The most hateful torment for men is to have knowledge of everything but power over nothing.

—Herodotus, c. 425 BC

Every country has the government it deserves.

—Joseph de Maistre, 1811

The affairs of the world are no more than so much trickery, and a man who toils for money or honor or whatever else in deference to the wishes of others, rather than because his own desire or needs lead him to do so, will always be a fool.

—Johann Wolfgang von Goethe, 1774

Let him who desires peace prepare for war.

—Vegetius, c. 385

O citizens, first acquire wealth; you can practice virtue afterward.

—Horace, c. 8 BC

There is nothing more tyrannical than a strong popular feeling among a democratic people.

—Anthony Trollope, 1862

I shall be an autocrat: that’s my trade. And the good Lord will forgive me: that’s his.
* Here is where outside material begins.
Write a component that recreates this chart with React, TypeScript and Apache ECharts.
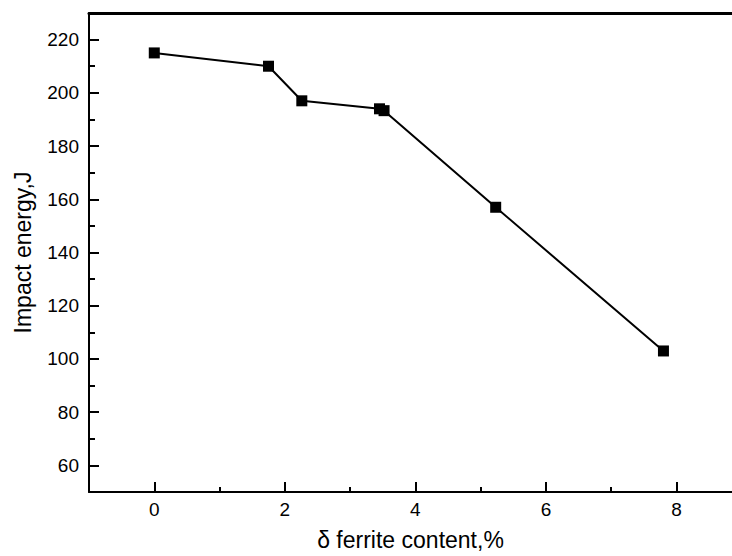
import React, { useEffect, useRef } from "react";
import * as echarts from "echarts";

const ferriteContent = [0, 1.75, 2.26, 3.45, 3.52, 5.23, 7.8];
const impactEnergy = [215, 210, 197, 194, 193.3, 157, 103];
const xMajorTicks = [0, 2, 4, 6, 8];
const xMinorTicks = [1, 3, 5, 7];
const yMajorTicks = [60, 80, 100, 120, 140, 160, 180, 200, 220];
const yMinorTicks = [70, 90, 110, 130, 150, 170, 190, 210];

const FONT = "'Liberation Sans', Arial, Helvetica, sans-serif";
const X_MIN = -1;
const X_MAX = 8.85;

export default function App() {
  const ref = useRef<HTMLDivElement>(null);
  useEffect(() => {
    if (!ref.current) return;
    const chart = echarts.init(ref.current, null, { renderer: "svg" });
    const axisLineStyle = { color: "#000", width: 2 };
    chart.setOption({
      animation: false,
      backgroundColor: "#fff",
      grid: {
        left: 89,
        top: 13,
        bottom: 59,
        right: 0,
        show: false,
        containLabel: false,
      },
      xAxis: [
        {
          type: "value",
          min: X_MIN,
          max: X_MAX,
          position: "bottom",
          name: "δ ferrite content,%",
          nameLocation: "middle",
          nameGap: 36,
          nameTextStyle: { fontFamily: FONT, fontSize: 23, color: "#000" },
          axisLine: { show: true, onZero: false, lineStyle: axisLineStyle },
          axisTick: {
            show: true,
            inside: true,
            length: 10,
            customValues: xMajorTicks,
            lineStyle: { color: "#000", width: 2 },
          },
          axisLabel: {
            customValues: xMajorTicks,
            fontFamily: FONT,
            fontSize: 19,
            color: "#000",
            margin: 8,
          },
          splitLine: { show: false },
        },
        {
          type: "value",
          min: X_MIN,
          max: X_MAX,
          position: "bottom",
          axisLine: { show: false, onZero: false },
          axisTick: {
            show: true,
            inside: true,
            length: 5,
            customValues: xMinorTicks,
            lineStyle: { color: "#000", width: 2 },
          },
          axisLabel: { show: false },
          splitLine: { show: false },
        },
        {
          type: "value",
          min: X_MIN,
          max: X_MAX,
          position: "top",
          axisLine: { show: true, onZero: false, lineStyle: { color: "#000", width: 3 } },
          axisTick: { show: false },
          axisLabel: { show: false },
          splitLine: { show: false },
        },
      ],
      yAxis: [
        {
          type: "value",
          min: 50,
          max: 230,
          position: "left",
          name: "Impact energy,J",
          nameLocation: "middle",
          nameGap: 55,
          nameTextStyle: { fontFamily: FONT, fontSize: 23, color: "#000" },
          axisLine: { show: true, onZero: false, lineStyle: axisLineStyle },
          axisTick: {
            show: true,
            inside: true,
            length: 10,
            customValues: yMajorTicks,
            lineStyle: { color: "#000", width: 2 },
          },
          axisLabel: {
            customValues: yMajorTicks,
            fontFamily: FONT,
            fontSize: 19,
            color: "#000",
            margin: 10,
          },
          splitLine: { show: false },
        },
        {
          type: "value",
          min: 50,
          max: 230,
          position: "left",
          axisLine: { show: false, onZero: false },
          axisTick: {
            show: true,
            inside: true,
            length: 6,
            customValues: yMinorTicks,
            lineStyle: { color: "#000", width: 2 },
          },
          axisLabel: { show: false },
          splitLine: { show: false },
        },
      ],
      series: [
        {
          type: "line",
          xAxisIndex: 0,
          yAxisIndex: 0,
          data: ferriteContent.map((x, i) => [x, impactEnergy[i]]),
          symbol: "rect",
          symbolSize: 11,
          itemStyle: { color: "#000" },
          lineStyle: { color: "#000", width: 2 },
        },
      ],
    });
    return () => chart.dispose();
  }, []);
  return (
    <div
      ref={ref}
      style={{ position: "absolute", left: 0, top: 0, width: 732, height: 556 }}
    />
  );
}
—Catherine the Great, c. 1796

It is impossible to tell which of the two dispositions we find in men is more harmful in a republic, that which seeks to maintain an established position or that which has none but seeks to acquire it.

—Niccolò Machiavelli, c. 1515

An appeal to the reason of the people has never been known to fail in the long run.

—James Russell Lowell, c. 1865

The first requirement of a statesman is that he be dull.

—Dean Acheson, 1970

In politics, what begins in fear usually ends in folly.

—Samuel Taylor Coleridge, 1830

The tree of liberty must be refreshed from time to time with the blood of patriots and tyrants. It is its natural manure.

—Thomas Jefferson, 1787

Why has the government been instituted at all? Because the passions of men will not conform to the dictates of reason and justice without constraint.